What is asked:
Leave out the pictures, and retype only the lines from the beginning of the material through the line that contains "plt.rcParams['font.family'] = ['Open", including both.
*** Given information
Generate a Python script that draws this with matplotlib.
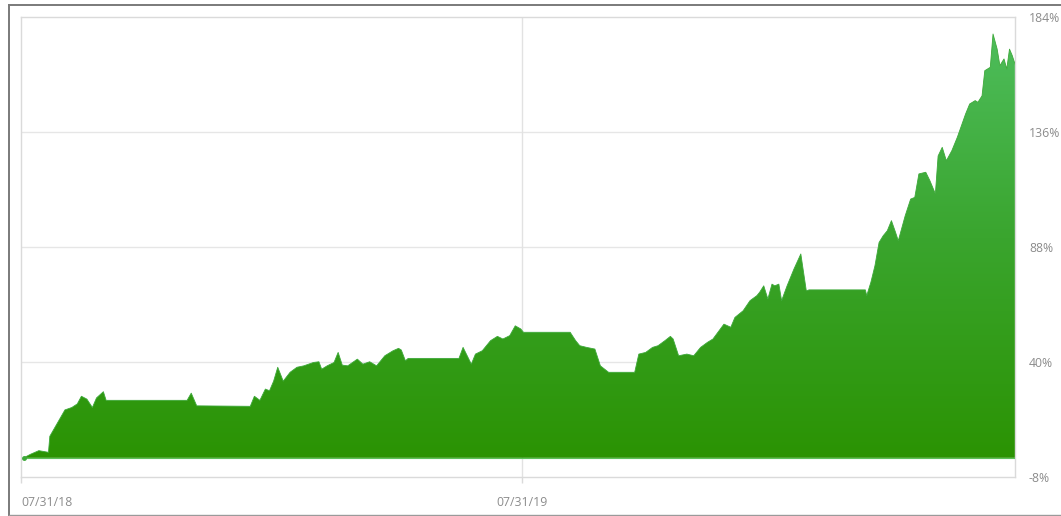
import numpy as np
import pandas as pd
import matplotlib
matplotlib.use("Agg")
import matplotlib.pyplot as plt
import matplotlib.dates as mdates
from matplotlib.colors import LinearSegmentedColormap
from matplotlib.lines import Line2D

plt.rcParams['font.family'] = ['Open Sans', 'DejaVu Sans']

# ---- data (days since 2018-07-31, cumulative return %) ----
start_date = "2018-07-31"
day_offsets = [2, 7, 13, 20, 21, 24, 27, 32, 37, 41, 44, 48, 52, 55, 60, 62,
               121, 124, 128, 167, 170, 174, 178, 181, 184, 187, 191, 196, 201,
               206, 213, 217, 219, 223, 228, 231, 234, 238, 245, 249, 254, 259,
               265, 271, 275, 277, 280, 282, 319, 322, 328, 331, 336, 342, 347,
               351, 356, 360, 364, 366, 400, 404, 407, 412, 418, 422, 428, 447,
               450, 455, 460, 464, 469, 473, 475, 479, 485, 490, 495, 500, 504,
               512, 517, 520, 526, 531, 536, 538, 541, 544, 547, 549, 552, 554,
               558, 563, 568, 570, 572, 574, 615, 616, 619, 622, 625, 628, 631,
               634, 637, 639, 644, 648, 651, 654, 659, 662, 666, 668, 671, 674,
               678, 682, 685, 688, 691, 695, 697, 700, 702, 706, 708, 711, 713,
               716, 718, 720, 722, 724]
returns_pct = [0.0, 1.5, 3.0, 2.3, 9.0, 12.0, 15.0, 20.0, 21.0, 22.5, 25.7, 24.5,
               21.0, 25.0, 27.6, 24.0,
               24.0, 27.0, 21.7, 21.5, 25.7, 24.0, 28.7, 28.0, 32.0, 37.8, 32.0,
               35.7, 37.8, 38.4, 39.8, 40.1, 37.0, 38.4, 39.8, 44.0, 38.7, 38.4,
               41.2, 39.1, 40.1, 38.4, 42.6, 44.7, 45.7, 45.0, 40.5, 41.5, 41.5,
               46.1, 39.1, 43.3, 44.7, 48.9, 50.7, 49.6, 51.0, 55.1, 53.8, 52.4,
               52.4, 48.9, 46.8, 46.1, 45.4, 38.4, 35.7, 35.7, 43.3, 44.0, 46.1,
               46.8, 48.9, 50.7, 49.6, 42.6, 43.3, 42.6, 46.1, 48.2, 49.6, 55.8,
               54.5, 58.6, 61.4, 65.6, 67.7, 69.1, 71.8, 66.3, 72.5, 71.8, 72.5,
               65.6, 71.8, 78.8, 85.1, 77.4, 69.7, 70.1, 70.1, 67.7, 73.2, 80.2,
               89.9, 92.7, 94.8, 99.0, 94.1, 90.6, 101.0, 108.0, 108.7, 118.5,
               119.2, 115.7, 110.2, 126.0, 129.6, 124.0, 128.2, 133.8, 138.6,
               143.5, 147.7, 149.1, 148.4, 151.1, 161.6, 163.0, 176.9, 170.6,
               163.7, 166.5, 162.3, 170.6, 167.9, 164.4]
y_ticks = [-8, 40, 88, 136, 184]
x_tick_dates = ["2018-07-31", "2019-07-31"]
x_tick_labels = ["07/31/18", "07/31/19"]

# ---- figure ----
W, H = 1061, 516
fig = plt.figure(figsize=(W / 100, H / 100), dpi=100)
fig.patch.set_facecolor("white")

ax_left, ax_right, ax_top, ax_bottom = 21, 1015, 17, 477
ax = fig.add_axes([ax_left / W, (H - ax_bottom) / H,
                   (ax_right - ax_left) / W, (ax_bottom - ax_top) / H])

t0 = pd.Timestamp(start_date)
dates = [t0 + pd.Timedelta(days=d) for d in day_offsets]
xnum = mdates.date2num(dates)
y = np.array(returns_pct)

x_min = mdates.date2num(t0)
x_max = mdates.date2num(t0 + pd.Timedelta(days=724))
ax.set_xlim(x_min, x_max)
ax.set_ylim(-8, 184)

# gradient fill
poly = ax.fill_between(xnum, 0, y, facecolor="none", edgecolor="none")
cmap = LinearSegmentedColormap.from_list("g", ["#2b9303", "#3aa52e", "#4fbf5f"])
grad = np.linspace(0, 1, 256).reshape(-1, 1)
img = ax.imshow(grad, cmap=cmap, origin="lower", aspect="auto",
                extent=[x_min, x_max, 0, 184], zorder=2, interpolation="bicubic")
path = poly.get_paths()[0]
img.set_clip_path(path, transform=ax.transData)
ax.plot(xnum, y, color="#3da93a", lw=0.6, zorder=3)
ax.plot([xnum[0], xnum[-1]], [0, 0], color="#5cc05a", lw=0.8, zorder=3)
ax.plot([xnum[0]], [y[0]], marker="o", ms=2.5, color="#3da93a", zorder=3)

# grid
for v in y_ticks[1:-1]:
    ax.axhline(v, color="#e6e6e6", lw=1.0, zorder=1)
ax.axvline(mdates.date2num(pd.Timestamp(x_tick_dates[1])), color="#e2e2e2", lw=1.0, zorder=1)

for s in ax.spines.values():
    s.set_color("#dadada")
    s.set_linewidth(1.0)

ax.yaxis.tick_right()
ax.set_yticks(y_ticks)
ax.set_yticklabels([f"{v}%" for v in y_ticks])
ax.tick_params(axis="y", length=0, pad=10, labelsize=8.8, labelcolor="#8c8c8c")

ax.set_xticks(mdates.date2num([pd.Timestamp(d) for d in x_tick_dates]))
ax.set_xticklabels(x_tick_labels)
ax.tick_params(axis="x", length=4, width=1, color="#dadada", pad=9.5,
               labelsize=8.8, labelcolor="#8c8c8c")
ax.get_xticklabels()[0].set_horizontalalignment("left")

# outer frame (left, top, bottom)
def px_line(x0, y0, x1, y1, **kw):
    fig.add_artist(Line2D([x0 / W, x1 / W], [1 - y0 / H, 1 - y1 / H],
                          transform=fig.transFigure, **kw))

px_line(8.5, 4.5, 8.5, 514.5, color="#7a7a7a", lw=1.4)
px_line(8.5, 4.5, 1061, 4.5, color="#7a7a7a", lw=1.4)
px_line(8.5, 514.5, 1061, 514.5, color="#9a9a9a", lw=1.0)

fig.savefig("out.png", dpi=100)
******
Finished exercise:
Generate a Python script that draws this with matplotlib.
import numpy as np
import pandas as pd
import matplotlib
matplotlib.use("Agg")
import matplotlib.pyplot as plt
import matplotlib.dates as mdates
from matplotlib.colors import LinearSegmentedColormap
from matplotlib.lines import Line2D

plt.rcParams['font.family'] = ['Open Sans', 'DejaVu Sans']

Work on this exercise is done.